Толпы народа темнели вокруг стен костела. Под горой стояли сотни телег, бричек, колясок, двуколок; шум голосов мешался с ржанием лошадей, привязанных к коновязям. Правее, вдоль главной дороги, ведущей на гору, тянулись ряды, где торговали металлическими и восковыми фигурками, которые богомольцы жертвовали на алтарь, свечами, образами и ладанками. Всюду свободно текла людская волна.

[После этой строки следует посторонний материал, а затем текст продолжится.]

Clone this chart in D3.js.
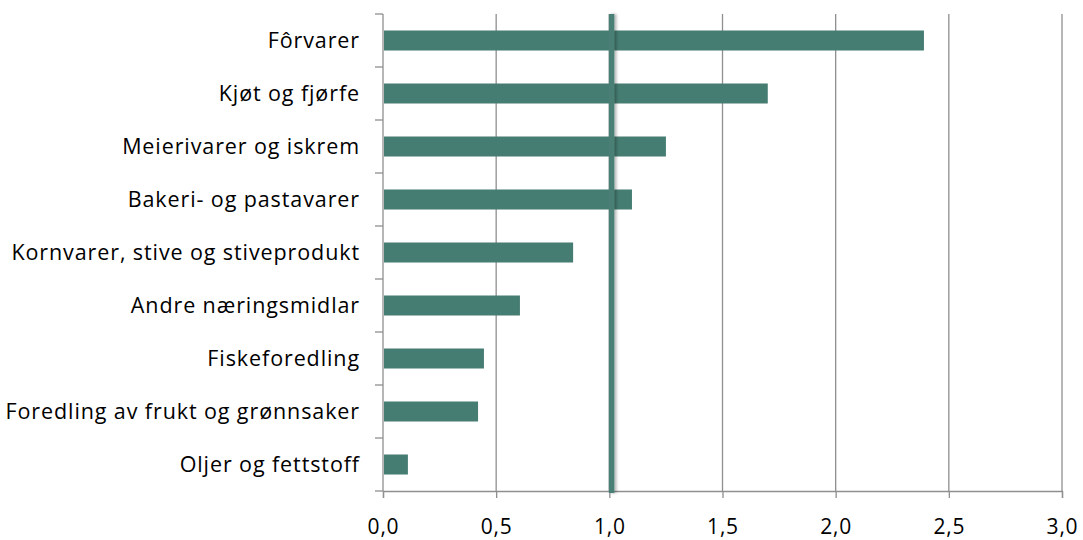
<!DOCTYPE html>
<html>
<head>
<meta charset="utf-8">
<script src="https://cdn.jsdelivr.net/npm/d3@7"></script>
<style>
  html, body { margin: 0; padding: 0; background: #fff; }
  svg { display: block; }
  text { font-family: "Open Sans", "Noto Sans", sans-serif; fill: #000; }
</style>
</head>
<body>
<svg id="chart" width="1083" height="540"></svg>
<script>
// Industries (top to bottom) and their index values
const categories = [
  "Fôrvarer",
  "Kjøt og fjørfe",
  "Meierivarer og iskrem",
  "Bakeri- og pastavarer",
  "Kornvarer, stive og stiveprodukt",
  "Andre næringsmidlar",
  "Fiskeforedling",
  "Foredling av frukt og grønnsaker",
  "Oljer og fettstoff"
];
const values = [2.39, 1.70, 1.25, 1.10, 0.84, 0.605, 0.446, 0.42, 0.11];
const xTicks = [0, 0.5, 1.0, 1.5, 2.0, 2.5, 3.0];
const referenceValue = 1.01;

const margin = { top: 14, right: 21, bottom: 49, left: 383 };
const width = 1083, height = 540;
const svg = d3.select("#chart");

const x = d3.scaleLinear().domain([0, 3]).range([margin.left, width - margin.right]);
const y = d3.scaleBand().domain(categories).range([margin.top, height - margin.bottom]).paddingInner(0).paddingOuter(0);

const fmt = d => d.toFixed(1).replace(".", ",");
const gridColor = "#8f8f8f";
const barColor = "#467d72";

// vertical gridlines
svg.append("g")
  .selectAll("line")
  .data(xTicks.filter(d => d > 0))
  .join("line")
  .attr("x1", d => x(d)).attr("x2", d => x(d))
  .attr("y1", margin.top).attr("y2", height - margin.bottom)
  .attr("stroke", gridColor).attr("stroke-width", 1.3);

// x axis
const xAxis = svg.append("g")
  .attr("transform", `translate(0,${height - margin.bottom})`)
  .call(d3.axisBottom(x).tickValues(xTicks).tickFormat(fmt).tickSize(7));
xAxis.select(".domain").attr("stroke", gridColor).attr("stroke-width", 1.3);
xAxis.selectAll(".tick line").attr("stroke", gridColor).attr("stroke-width", 1.3);
xAxis.selectAll(".tick text")
  .attr("y", 43).attr("dy", 0)
  .attr("font-size", 21)
  .attr("letter-spacing", 0.8)
  .attr("font-family", "Open Sans, sans-serif")
  .attr("fill", "#000");

// y axis with boundary ticks between categories
const yAxisG = svg.append("g").attr("transform", `translate(${margin.left},0)`);
yAxisG.append("line")
  .attr("x1", 0).attr("x2", 0)
  .attr("y1", margin.top).attr("y2", height - margin.bottom)
  .attr("stroke", gridColor).attr("stroke-width", 1.3);
const bounds = categories.map(c => y(c)).concat([y(categories[categories.length - 1]) + y.bandwidth()]);
yAxisG.selectAll("line.bt")
  .data(bounds)
  .join("line")
  .attr("class", "bt")
  .attr("x1", -8).attr("x2", 0)
  .attr("y1", d => d).attr("y2", d => d)
  .attr("stroke", gridColor).attr("stroke-width", 1.3);
yAxisG.selectAll("text")
  .data(categories)
  .join("text")
  .attr("x", -23)
  .attr("y", d => y(d) + y.bandwidth() / 2)
  .attr("dy", "0.35em")
  .attr("text-anchor", "end")
  .attr("font-size", 21.5)
  .attr("letter-spacing", 0.9)
  .text(d => d);

// bars
const barH = 20;
svg.append("g")
  .selectAll("rect")
  .data(categories.map((c, i) => ({ c, v: values[i] })))
  .join("rect")
  .attr("x", x(0) + 1)
  .attr("y", d => y(d.c) + y.bandwidth() / 2 - barH / 2)
  .attr("width", d => x(d.v) - x(0) - 1)
  .attr("height", barH)
  .attr("fill", barColor);

// reference line at the index value, with a soft shadow
const defs = svg.append("defs");
const f = defs.append("filter").attr("id", "shadow")
  .attr("filterUnits", "userSpaceOnUse")
  .attr("x", 0).attr("y", 0).attr("width", width).attr("height", height);
f.append("feDropShadow").attr("dx", 2).attr("dy", 0).attr("stdDeviation", 1.5)
  .attr("flood-color", "#000").attr("flood-opacity", 0.3);
const refW = 5.5;
svg.append("rect")
  .attr("x", x(referenceValue) - refW / 2)
  .attr("y", margin.top)
  .attr("width", refW)
  .attr("height", height - margin.bottom + 2 - margin.top)
  .attr("fill", "#4a7f75")
  .attr("filter", "url(#shadow)");
</script>
</body>
</html>
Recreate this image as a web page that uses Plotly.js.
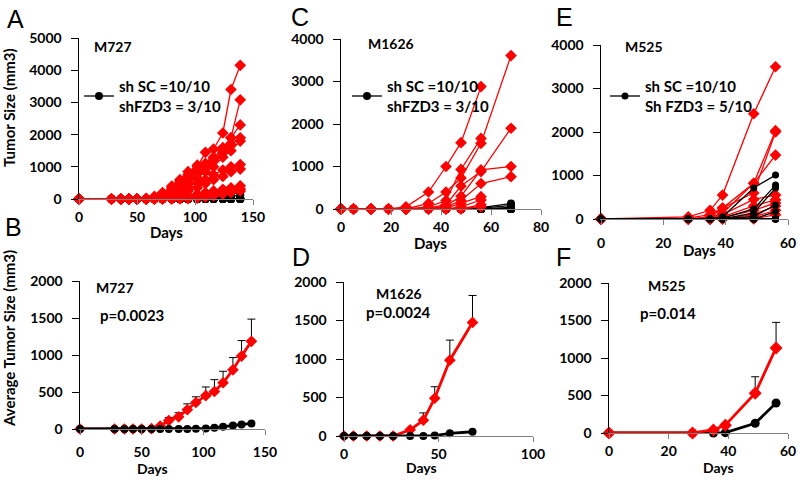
<!DOCTYPE html>
<html>
<head>
<meta charset="utf-8">
<script src="https://cdn.plot.ly/plotly-3.0.1.min.js"></script>
<style>
  body { margin: 0; background: #fff; }
  #tumorPlot { width: 800px; height: 482px; }
</style>
</head>
<body>
<div id="tumorPlot"></div>
<script>
// ---- data ----
// M727 (panels A and B)
var daysM727 = [0, 28, 36, 43, 50, 58, 65, 72, 80, 87, 94, 102, 109, 116, 124, 131, 139];
var redM727 = [
    [0, 0, 0, 0, 0, 0, 50, 150, 300, 500, 750, 1000, 1450, 1550, 2050, 3400, 4150],
    [0, 0, 0, 0, 0, 20, 80, 200, 350, 550, 700, 900, 1100, 1300, 1500, 1900, 3080],
    [0, 0, 0, 0, 0, 0, 60, 180, 400, 600, 850, 1050, 1100, 1250, 1600, 1900, 2300],
    [0, 0, 0, 0, 0, 0, 40, 120, 250, 420, 600, 800, 1000, 1200, 1450, 1700, 1900],
    [0, 0, 0, 0, 0, 0, 30, 100, 200, 330, 480, 650, 850, 1000, 1300, 1500, 1800],
    [0, 0, 0, 0, 0, 0, 0, 60, 150, 250, 380, 500, 600, 750, 900, 1000, 1070],
    [0, 0, 0, 0, 0, 0, 0, 30, 80, 160, 250, 350, 480, 600, 700, 850, 930],
    [0, 0, 0, 0, 0, 0, 0, 0, 30, 60, 100, 150, 200, 250, 300, 350, 410],
    [0, 0, 0, 0, 0, 0, 0, 0, 0, 20, 50, 80, 120, 170, 220, 260, 310],
    [0, 0, 0, 0, 0, 0, 0, 0, 0, 0, 10, 30, 60, 100, 150, 200, 250]
];
var blackM727 = [
    [0, 0, 0, 0, 0, 0, 0, 0, 0, 0, 0, 10, 40, 100, 180, 250, 300],
    [0, 0, 0, 0, 0, 0, 0, 0, 0, 0, 0, 0, 20, 60, 120, 180, 220],
    [0, 0, 0, 0, 0, 0, 0, 0, 0, 0, 0, 0, 0, 20, 50, 80, 120],
    [0, 0, 0, 0, 0, 0, 0, 0, 0, 0, 0, 0, 0, 0, 0, 0, 0],
    [0, 0, 0, 0, 0, 0, 0, 0, 0, 0, 0, 0, 0, 0, 0, 0, 0],
    [0, 0, 0, 0, 0, 0, 0, 0, 0, 0, 0, 0, 0, 0, 0, 0, 0],
    [0, 0, 0, 0, 0, 0, 0, 0, 0, 0, 0, 0, 0, 0, 0, 0, 0],
    [0, 0, 0, 0, 0, 0, 0, 0, 0, 0, 0, 0, 0, 0, 0, 0, 0],
    [0, 0, 0, 0, 0, 0, 0, 0, 0, 0, 0, 0, 0, 0, 0, 0, 0],
    [0, 0, 0, 0, 0, 0, 0, 0, 0, 0, 0, 0, 0, 0, 0, 0, 0]
];
var meanRedM727 = [0, 0, 0, 0, 0, 5, 40, 115, 165, 260, 358, 450, 507, 625, 800, 985, 1185];
var errRedM727 = [0, 0, 0, 0, 0, 3, 12, 40, 55, 80, 77, 118, 160, 155, 165, 210, 300];
var meanBlackM727 = [0, 0, 0, 0, 0, 0, 0, 0, 0, 0, 3, 8, 18, 30, 48, 62, 75];

// M1626 (panels C and D)
var daysM1626 = [0, 5, 12, 19, 26, 35, 42, 48, 56, 68];
var redM1626 = [
    [0, 0, 0, 0, 50, 400, 1000, 1560, 2880, null],
    [0, 0, 0, 0, 0, 130, 400, 730, 1545, 3610],
    [0, 0, 0, 0, 0, 50, 200, 930, 1660, null],
    [0, 0, 0, 0, 0, 20, 100, 540, 880, 1900],
    [0, 0, 0, 0, 0, 0, 80, 300, 920, 1000],
    [0, 0, 0, 0, 0, 0, 50, 200, 600, 760],
    [0, 0, 0, 0, 0, 0, 20, 130, 290, null],
    [0, 0, 0, 0, 0, 0, 0, 50, 212, null],
    [0, 0, 0, 0, 0, 0, 0, 0, 100, null],
    [0, 0, 0, 0, 0, 0, 0, 0, 50, null]
];
var blackM1626 = [
    [0, 0, 0, 0, 0, 0, 0, 10, 30, 130],
    [0, 0, 0, 0, 0, 0, 0, 0, 20, 80],
    [0, 0, 0, 0, 0, 0, 0, 0, 0, 40],
    [0, 0, 0, 0, 0, 0, 0, 0, 0, 0],
    [0, 0, 0, 0, 0, 0, 0, 0, 0, 0],
    [0, 0, 0, 0, 0, 0, 0, 0, 0, 0],
    [0, 0, 0, 0, 0, 0, 0, 0, 0, 0],
    [0, 0, 0, 0, 0, 0, 0, 0, 0, 0],
    [0, 0, 0, 0, 0, 0, 0, 0, 0, 0],
    [0, 0, 0, 0, 0, 0, 0, 0, 0, 0]
];
var meanRedM1626 = [0, 0, 0, 0, 0, 80, 205, 490, 985, 1475];
var errRedM1626 = [0, 0, 0, 0, 0, 15, 95, 150, 260, 350];
var meanBlackM1626 = [0, 0, 0, 0, 0, 0, 0, 5, 35, 55];

// M525 (panels E and F)
var daysM525 = [0, 28, 35, 39, 49, 56];
var redM525 = [
    [0, 50, 200, 550, 2420, 3500],
    [0, 20, 100, 250, 820, 2030],
    [0, 0, 50, 250, 600, 2000],
    [0, 0, 30, 130, 820, 1470],
    [0, 0, 0, 100, 450, 550],
    [0, 0, 0, 50, 300, 440],
    [0, 0, 0, 30, 200, 370],
    [0, 0, 0, 0, 100, 300],
    [0, 0, 0, 0, 50, 200],
    [0, 0, 0, 0, 0, 100]
];
var blackM525 = [
    [0, 0, 0, 50, 715, 1010],
    [0, 0, 0, 20, 230, 780],
    [0, 0, 0, 0, 140, 710],
    [0, 0, 0, 0, 60, 320],
    [0, 0, 0, 0, 0, 170],
    [0, 0, 0, 0, 0, 0],
    [0, 0, 0, 0, 0, 0],
    [0, 0, 0, 0, 0, 0],
    [0, 0, 0, 0, 0, 0],
    [0, 0, 0, 0, 0, 0]
];
var meanRedM525 = [0, 0, 40, 105, 530, 1135];
var errRedM525 = [0, 0, 15, 25, 220, 340];
var meanBlackM525 = [0, 0, 0, 5, 130, 400];

var legendTexts = ["sh SC =10/10<br>shFZD3 = 3/10", "sh SC =10/10<br>shFZD3 = 3/10", "sh SC =10/10<br>Sh FZD3 = 5/10"];

// ---- styling ----
var RED = "#ff0000";
var FONT = "Lato, 'Open Sans', sans-serif";
var W = 800, H = 482;
function px(x) { return x / W; }
function py(y) { return 1 - y / H; }

var traces = [];

// one line per mouse
function addMice(days, groups, color, symbol, size, xa, ya, legendName, legendId) {
    groups.forEach(function(vals, i) {
        var t = {
            x: days, y: vals, type: "scatter", mode: "lines+markers",
            xaxis: xa, yaxis: ya, cliponaxis: false,
            line: {color: color, width: 1.3},
            marker: {color: color, symbol: symbol, size: size},
            showlegend: false, hoverinfo: "skip"
        };
        if (legendName && i === 0) {
            t.showlegend = true;
            t.name = legendName;
            t.legend = legendId;
        }
        traces.push(t);
    });
}

function addMean(days, vals, errs, color, symbol, size, xa, ya) {
    var t = {
        x: days, y: vals, type: "scatter", mode: "lines+markers",
        xaxis: xa, yaxis: ya, cliponaxis: false,
        line: {color: color, width: 2.8},
        marker: {color: color, symbol: symbol, size: size},
        showlegend: false, hoverinfo: "skip"
    };
    if (errs) {
        t.error_y = {type: "data", symmetric: false, array: errs,
            arrayminus: errs.map(function() { return 0; }),
            color: "#000", thickness: 1, width: 4};
    }
    traces.push(t);
}

// A and C: red drawn over black; E: black over red
addMice(daysM727, blackM727, "#000", "circle", 8, "x", "y", legendTexts[0], "legend");
addMice(daysM727, redM727, RED, "diamond", 9, "x", "y");
addMice(daysM1626, blackM1626, "#000", "circle", 8, "x2", "y2", legendTexts[1], "legend2");
addMice(daysM1626, redM1626, RED, "diamond", 9, "x2", "y2");
addMice(daysM525, redM525, RED, "diamond", 9, "x3", "y3");
addMice(daysM525, blackM525, "#000", "circle", 7, "x3", "y3", legendTexts[2], "legend3");

addMean(daysM727, meanRedM727, errRedM727, RED, "diamond", 9, "x4", "y4");
addMean(daysM727, meanBlackM727, null, "#000", "circle", 8, "x4", "y4");
addMean(daysM1626, meanRedM1626, errRedM1626, RED, "diamond", 9, "x5", "y5");
addMean(daysM1626, meanBlackM1626, null, "#000", "circle", 8, "x5", "y5");
addMean(daysM525, meanBlackM525, null, "#000", "circle", 9, "x6", "y6");
addMean(daysM525, meanRedM525, errRedM525, RED, "diamond", 10, "x6", "y6");

var tickFont = {family: FONT, size: 14, color: "#000", weight: "bold"};

function xAxis(x0, x1, range, dtick, anchor, standoff) {
    return {domain: [px(x0), px(x1)], range: range, dtick: dtick, anchor: anchor,
        showgrid: false, zeroline: false, showline: true, linecolor: "#7f7f7f", linewidth: 1,
        ticks: "outside", ticklen: 5, tickcolor: "#7f7f7f", tickfont: tickFont,
        ticklabelstandoff: standoff, fixedrange: true};
}
function yAxis(y0, y1, range, dtick, anchor) {
    return {domain: [py(y1), py(y0)], range: range, dtick: dtick, anchor: anchor,
        showgrid: false, zeroline: false, showline: true, linecolor: "#000", linewidth: 1.5,
        ticks: "outside", ticklen: 7, tickcolor: "#000", tickfont: tickFont,
        ticklabelstandoff: 6, fixedrange: true};
}

function note(text, x, y, size, extra) {
    var a = {text: text, x: px(x), y: py(y), xref: "paper", yref: "paper",
        xanchor: "center", yanchor: "middle", showarrow: false,
        font: {family: FONT, size: size, color: "#000", weight: "bold"}};
    for (var k in extra) { a[k] = extra[k]; }
    return a;
}
function letter(text, x, y) {
    return {text: text, x: px(x), y: py(y), xref: "paper", yref: "paper",
        xanchor: "center", yanchor: "middle", showarrow: false,
        font: {family: "'Liberation Sans', Arial, sans-serif", size: 25, color: "#000"}};
}
function legendBox(x, y) {
    return {x: px(x), y: py(y), xanchor: "left", yanchor: "top", bgcolor: "rgba(0,0,0,0)",
        borderwidth: 0, font: {family: FONT, size: 15, color: "#000", weight: "bold"},
        itemwidth: 30, valign: "middle"};
}

var layout = {
    width: W, height: H,
    margin: {l: 0, r: 0, t: 0, b: 0},
    paper_bgcolor: "#fff", plot_bgcolor: "rgba(0,0,0,0)",
    font: {family: FONT, color: "#000"},
    xaxis: xAxis(79, 253, [0, 150], 50, "y", 0),
    yaxis: yAxis(38, 199, [0, 5000], 1000, "x"),
    xaxis2: xAxis(341, 541, [0, 80], 20, "y2", 0),
    yaxis2: yAxis(39, 209, [0, 4000], 1000, "x2"),
    xaxis3: xAxis(601, 788, [0, 60], 20, "y3", 6),
    yaxis3: yAxis(45, 219, [0, 4000], 1000, "x3"),
    xaxis4: xAxis(80, 265, [0, 150], 50, "y4", 5),
    yaxis4: yAxis(281, 429, [0, 2000], 500, "x4"),
    xaxis5: xAxis(344, 533, [0, 100], 50, "y5", 0),
    yaxis5: yAxis(282, 436, [0, 2000], 500, "x5"),
    xaxis6: xAxis(609, 788, [0, 60], 20, "y6", 0),
    yaxis6: yAxis(283, 433, [0, 2000], 500, "x6"),
    legend: legendBox(79, 70),
    legend2: legendBox(347, 70),
    legend3: legendBox(605, 70),
    annotations: [
        letter("A", 15, 19), letter("C", 300, 17), letter("E", 564, 17),
        letter("B", 13, 227), letter("D", 301, 257), letter("F", 563, 257),
        note("Tumor Size (mm3)", 9, 108, 15, {textangle: -90}),
        note("Average Tumor Size (mm3)", 9, 339, 15, {textangle: -90}),
        note("Days", 166, 232, 15), note("Days", 431, 243, 15), note("Days", 699, 250, 15),
        note("Days", 152, 468, 14), note("Days", 421, 467, 14), note("Days", 718, 467, 14),
        note("M727", 113, 47, 14), note("M1626", 391, 43, 14), note("M525", 644, 47, 14),
        note("M727", 115, 287, 14), note("p=0.0023", 132, 315, 15),
        note("M1626", 399, 293, 14), note("p=0.0024", 398, 312, 15),
        note("M525", 667, 285, 14), note("p=0.014", 668, 313, 15)
    ]
};

Plotly.newPlot("tumorPlot", traces, layout, {staticPlot: true});
</script>
</body>
</html>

Врата были растворены настежь, кто хотел, входил в монастырь, кто хотел, выходил; на стенах, у пушек, совсем не было солдат. Сама святость места хранила, видно, костел и монастырь, а быть может, монахи верили грамотам Карла Густава, в которых он обещал им безопасность.
ГЛАВА XII
От крепостных ворот мужики и шляхта, мещане из окрестных городов, люди обоего пола, всех возрастов и всякого звания, с пением псалмов на коленях ползли к костелу. Очень медленно текла людская эта река, и теченье ее то и дело приостанавливалось, когда тела сбивались слишком плотно. Хоругви всеми цветами радуги переливались на нею. Порой песнопенья смолкали, толпы людей начинал читать молитву, и тогда из конца в конец перекатывался гром голосов. Между молитвами и песнопеньями люди в молчании били поклоны или простирались ниц на земле; слышались только молящие, пронзительные голоса нищих, что сидели по обе стороны людской реки, обнажив перед всеми свои изуродованные члены. Их крик мешался со звоном монет, падавших в жестяные и деревянные чашки. И снова текло море голов, и снова звучали псалмы.
По мере того как волна приближалась к дверям костела, восторг обращался в исступление. Руки простирались к небу, глаза устремлялись ввысь, лица бледнели от волнения или пылали от молитвы.
Исчезла разница между званиями: крестьянские армяки смешались с кунтушами, солдатские колеты — с желтыми кафтанами мещан.
В дверях костела давка стала еще больше. Людские тела образовали уже не реку, а мост, сбитый так плотно, что, казалось, можно пройти по головам и плечам, не коснувшись стопою земли. Не хватало воздуха груди, пространства телу; но дух, ожививший их, придал им железную стойкость. Все молились, никто ни о чем больше не думал; каждый влек на себе толпу, всю ее тяжесть, но никто не падал, и, подталкиваемый тысячами, ощущал в себе силу тысяч, и, погруженный в молитву, в упоении и восторге с этой силой стремился вперед.
Кмициц полз со своими людьми в первых рядах и до костела добрался с первыми богомольцами; затем поток внес его в придел, где стояла чудотворная икона; здесь толпа с рыданием пала ниц, распростерев руки и целуя в исступлении пол. И пан Анджей лежал ниц, когда же он осмелился наконец поднять голову, то едва не лишился чувств от восторга, счастья и вместе с тем смертельного страха.
В приделе царил красный полумрак, который не могли рассеять огоньки свечей, пылавших перед алтарем. Свет струился и сквозь цветные витражи, и блики его, красные, фиолетовые, золотые, трепетали, пламенея, на стенах, скользили по статуям, изгибам, пронизывали самую глубину придела, выхватывая из мрака смутные очертания предметов, как бы погруженных в сон. Таинственные блики рассеивались и сливались с мраком так незаметно, что исчезала грань между светом и тьмой. Свечи на алтаре пылали в золотых нимбах. Фимиам кадильниц застилал придел багряною дымкой; на белой ризе монаха, служившего литургию, слабо мерцали переливы красок. И этот полусвет, и этот полумрак — все было неземным: неземными были блики, неземными — тени, таинственные, торжественные, благословенные, проникнутые молитвой, восторгом, священным трепетом.